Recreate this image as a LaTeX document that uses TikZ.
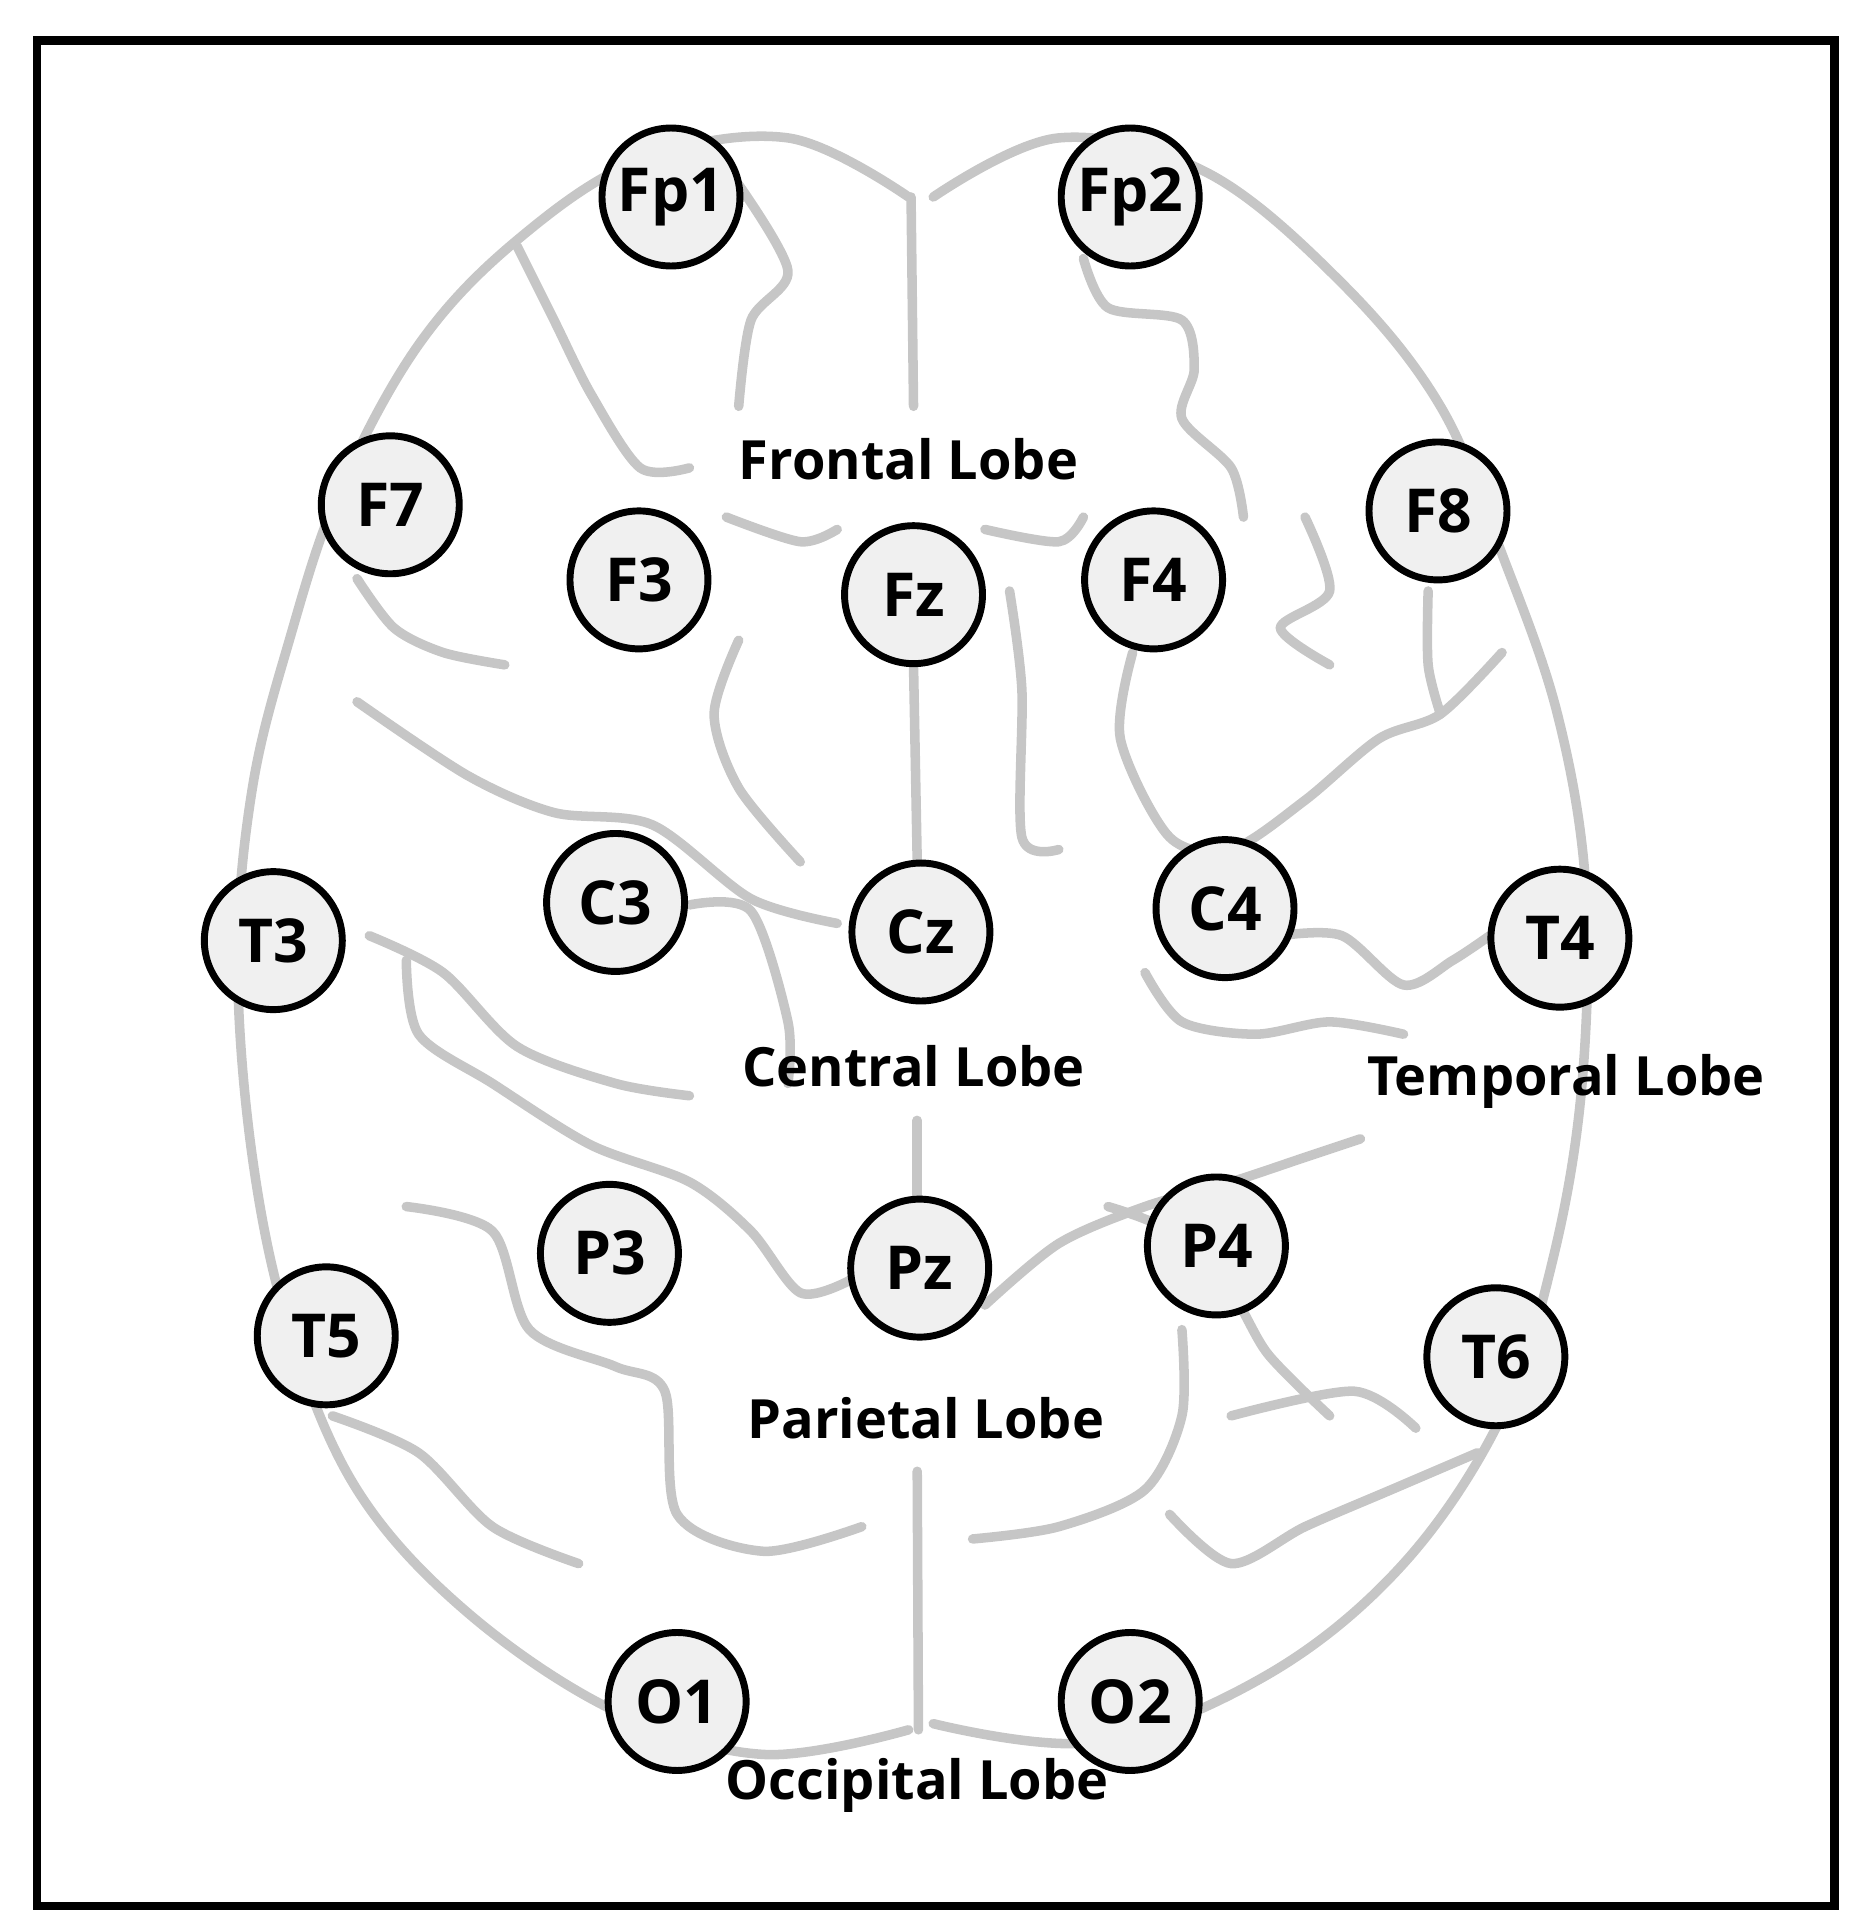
\documentclass[tikz,border=0pt]{standalone}
\usepackage{fontspec}
\setmainfont{Open Sans}
\begin{document}
\begin{tikzpicture}[x=0.01cm,y=-0.01cm,
  elec/.style={circle,draw=black,fill=gray!12,line width=1.6pt,minimum size=1.12cm,inner sep=0pt,font=\fontsize{14}{14}\selectfont\bfseries},
  lobe/.style={font=\fontsize{12.5}{12.5}\selectfont\bfseries},
  brain/.style={draw=gray!45,line width=2.2pt,line cap=round}]
\useasboundingbox (0,0) rectangle (1520,1553);
\draw[line width=2pt] (30,33) rectangle (1490,1548);
% brain outline
\draw[brain] plot[smooth,tension=0.6] coordinates {(738,160) (640,112) (520,130) (420,195) (340,280) (275,400) (235,520) (205,640) (193,780) (205,940) (235,1080) (290,1210) (380,1310) (500,1390) (620,1425) (738,1405)};
\draw[brain] plot[smooth,tension=0.6] coordinates {(758,160) (860,112) (980,140) (1090,230) (1170,330) (1220,450) (1265,580) (1288,720) (1285,880) (1262,1020) (1220,1150) (1140,1270) (1030,1360) (890,1415) (758,1400)};
\draw[brain] (740,160) -- (742,330);
\draw[brain] (745,1195) -- (746,1405);
\draw[brain] (742,540) -- (745,700);
\draw[brain] (745,910) -- (745,975);
% sulci
\draw[brain] plot[smooth] coordinates {(290,570) (380,630) (450,660) (530,670) (610,730) (680,750)};
\draw[brain] plot[smooth] coordinates {(560,735) (610,740) (640,830) (640,880)};
\draw[brain] plot[smooth] coordinates {(600,520) (580,580) (600,640) (650,700)};
\draw[brain] plot[smooth] coordinates {(820,480) (830,560) (830,680) (860,690)};
\draw[brain] plot[smooth] coordinates {(920,530) (910,600) (950,680) (1000,690) (1060,650) (1120,600) (1170,580) (1220,530)};
\draw[brain] plot[smooth] coordinates {(1040,760) (1090,760) (1140,800) (1180,780) (1210,760)};
\draw[brain] plot[smooth] coordinates {(300,760) (360,790) (420,850) (500,880) (560,890)};
\draw[brain] plot[smooth] coordinates {(330,780) (340,840) (400,880) (480,930) (560,960) (610,1000) (650,1050) (690,1040)};
\draw[brain] plot[smooth] coordinates {(800,1060) (860,1010) (930,980) (1000,960) (1060,940) (1105,925)};
\draw[brain] plot[smooth] coordinates {(900,980) (950,1000) (1000,1050) (1030,1100) (1080,1150)};
\draw[brain] plot[smooth] coordinates {(330,980) (400,1000) (430,1080) (500,1110) (540,1130) (550,1230) (620,1260) (700,1240)};
\draw[brain] plot[smooth] coordinates {(960,1080) (960,1150) (930,1210) (860,1240) (790,1250)};
\draw[brain] plot[smooth] coordinates {(1000,1150) (1100,1130) (1150,1160)};
\draw[brain] plot[smooth] coordinates {(270,1150) (340,1180) (400,1240) (470,1270)};
\draw[brain] plot[smooth] coordinates {(950,1230) (1000,1270) (1060,1240) (1130,1210) (1200,1180)};
\draw[brain] plot[smooth] coordinates {(600,150) (640,220) (610,260) (600,330)};
\draw[brain] plot[smooth] coordinates {(880,210) (900,250) (960,260) (970,300) (960,340) (1000,380) (1010,420)};
\draw[brain] plot[smooth] coordinates {(420,200) (450,260) (480,320) (520,380) (560,380)};
\draw[brain] plot[smooth] coordinates {(290,470) (320,510) (360,530) (410,540)};
\draw[brain] plot[smooth] coordinates {(1060,420) (1080,480) (1040,510) (1080,540)};
\draw[brain] plot[smooth] coordinates {(1160,480) (1160,540) (1170,580)};
\draw[brain] plot[smooth] coordinates {(590,420) (650,440) (680,430)};
\draw[brain] plot[smooth] coordinates {(800,430) (860,440) (880,420)};
\draw[brain] plot[smooth] coordinates {(930,790) (960,830) (1020,840) (1080,830) (1140,840)};
% electrodes
\foreach \n/\x/\y in {Fp1/545/160,Fp2/918/160,F7/317/410,F8/1168/415,F3/519/471,Fz/742/483,F4/937/471,T3/222/764,C3/500/733,Cz/748/757,C4/995/738,T4/1267/762,P3/495/1018,Pz/747/1030,P4/988/1012,T5/265/1085,T6/1215/1102,O1/550/1382,O2/918/1382}
  \node[elec] (\n) at (\x,\y) {\n};
\node[lobe] (fl) at (738,373) {Frontal Lobe};
\node[lobe] (cl) at (742,866) {Central Lobe};
\node[lobe] (tl) at (1272,878) {Temporal Lobe};
\node[lobe] (pl) at (752,1152) {Parietal Lobe};
\node[lobe] (ol) at (745,1450) {Occipital Lobe};
\end{tikzpicture}
\end{document}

+++

◆ WHAT NEEDS TO BE DONE:
Retype the data above exactly; pictures are not part of the copy.

◆ WRITTEN REPLY:
Recreate this image as a LaTeX document that uses TikZ.
\documentclass[tikz,border=0pt]{standalone}
\usepackage{fontspec}
\setmainfont{Open Sans}
\begin{document}
\begin{tikzpicture}[x=0.01cm,y=-0.01cm,
  elec/.style={circle,draw=black,fill=gray!12,line width=1.6pt,minimum size=1.12cm,inner sep=0pt,font=\fontsize{14}{14}\selectfont\bfseries},
  lobe/.style={font=\fontsize{12.5}{12.5}\selectfont\bfseries},
  brain/.style={draw=gray!45,line width=2.2pt,line cap=round}]
\useasboundingbox (0,0) rectangle (1520,1553);
\draw[line width=2pt] (30,33) rectangle (1490,1548);
% brain outline
\draw[brain] plot[smooth,tension=0.6] coordinates {(738,160) (640,112) (520,130) (420,195) (340,280) (275,400) (235,520) (205,640) (193,780) (205,940) (235,1080) (290,1210) (380,1310) (500,1390) (620,1425) (738,1405)};
\draw[brain] plot[smooth,tension=0.6] coordinates {(758,160) (860,112) (980,140) (1090,230) (1170,330) (1220,450) (1265,580) (1288,720) (1285,880) (1262,1020) (1220,1150) (1140,1270) (1030,1360) (890,1415) (758,1400)};
\draw[brain] (740,160) -- (742,330);
\draw[brain] (745,1195) -- (746,1405);
\draw[brain] (742,540) -- (745,700);
\draw[brain] (745,910) -- (745,975);
% sulci
\draw[brain] plot[smooth] coordinates {(290,570) (380,630) (450,660) (530,670) (610,730) (680,750)};
\draw[brain] plot[smooth] coordinates {(560,735) (610,740) (640,830) (640,880)};
\draw[brain] plot[smooth] coordinates {(600,520) (580,580) (600,640) (650,700)};
\draw[brain] plot[smooth] coordinates {(820,480) (830,560) (830,680) (860,690)};
\draw[brain] plot[smooth] coordinates {(920,530) (910,600) (950,680) (1000,690) (1060,650) (1120,600) (1170,580) (1220,530)};
\draw[brain] plot[smooth] coordinates {(1040,760) (1090,760) (1140,800) (1180,780) (1210,760)};
\draw[brain] plot[smooth] coordinates {(300,760) (360,790) (420,850) (500,880) (560,890)};
\draw[brain] plot[smooth] coordinates {(330,780) (340,840) (400,880) (480,930) (560,960) (610,1000) (650,1050) (690,1040)};
\draw[brain] plot[smooth] coordinates {(800,1060) (860,1010) (930,980) (1000,960) (1060,940) (1105,925)};
\draw[brain] plot[smooth] coordinates {(900,980) (950,1000) (1000,1050) (1030,1100) (1080,1150)};
\draw[brain] plot[smooth] coordinates {(330,980) (400,1000) (430,1080) (500,1110) (540,1130) (550,1230) (620,1260) (700,1240)};
\draw[brain] plot[smooth] coordinates {(960,1080) (960,1150) (930,1210) (860,1240) (790,1250)};
\draw[brain] plot[smooth] coordinates {(1000,1150) (1100,1130) (1150,1160)};
\draw[brain] plot[smooth] coordinates {(270,1150) (340,1180) (400,1240) (470,1270)};
\draw[brain] plot[smooth] coordinates {(950,1230) (1000,1270) (1060,1240) (1130,1210) (1200,1180)};
\draw[brain] plot[smooth] coordinates {(600,150) (640,220) (610,260) (600,330)};
\draw[brain] plot[smooth] coordinates {(880,210) (900,250) (960,260) (970,300) (960,340) (1000,380) (1010,420)};
\draw[brain] plot[smooth] coordinates {(420,200) (450,260) (480,320) (520,380) (560,380)};
\draw[brain] plot[smooth] coordinates {(290,470) (320,510) (360,530) (410,540)};
\draw[brain] plot[smooth] coordinates {(1060,420) (1080,480) (1040,510) (1080,540)};
\draw[brain] plot[smooth] coordinates {(1160,480) (1160,540) (1170,580)};
\draw[brain] plot[smooth] coordinates {(590,420) (650,440) (680,430)};
\draw[brain] plot[smooth] coordinates {(800,430) (860,440) (880,420)};
\draw[brain] plot[smooth] coordinates {(930,790) (960,830) (1020,840) (1080,830) (1140,840)};
% electrodes
\foreach \n/\x/\y in {Fp1/545/160,Fp2/918/160,F7/317/410,F8/1168/415,F3/519/471,Fz/742/483,F4/937/471,T3/222/764,C3/500/733,Cz/748/757,C4/995/738,T4/1267/762,P3/495/1018,Pz/747/1030,P4/988/1012,T5/265/1085,T6/1215/1102,O1/550/1382,O2/918/1382}
  \node[elec] (\n) at (\x,\y) {\n};
\node[lobe] (fl) at (738,373) {Frontal Lobe};
\node[lobe] (cl) at (742,866) {Central Lobe};
\node[lobe] (tl) at (1272,878) {Temporal Lobe};
\node[lobe] (pl) at (752,1152) {Parietal Lobe};
\node[lobe] (ol) at (745,1450) {Occipital Lobe};
\end{tikzpicture}
\end{document}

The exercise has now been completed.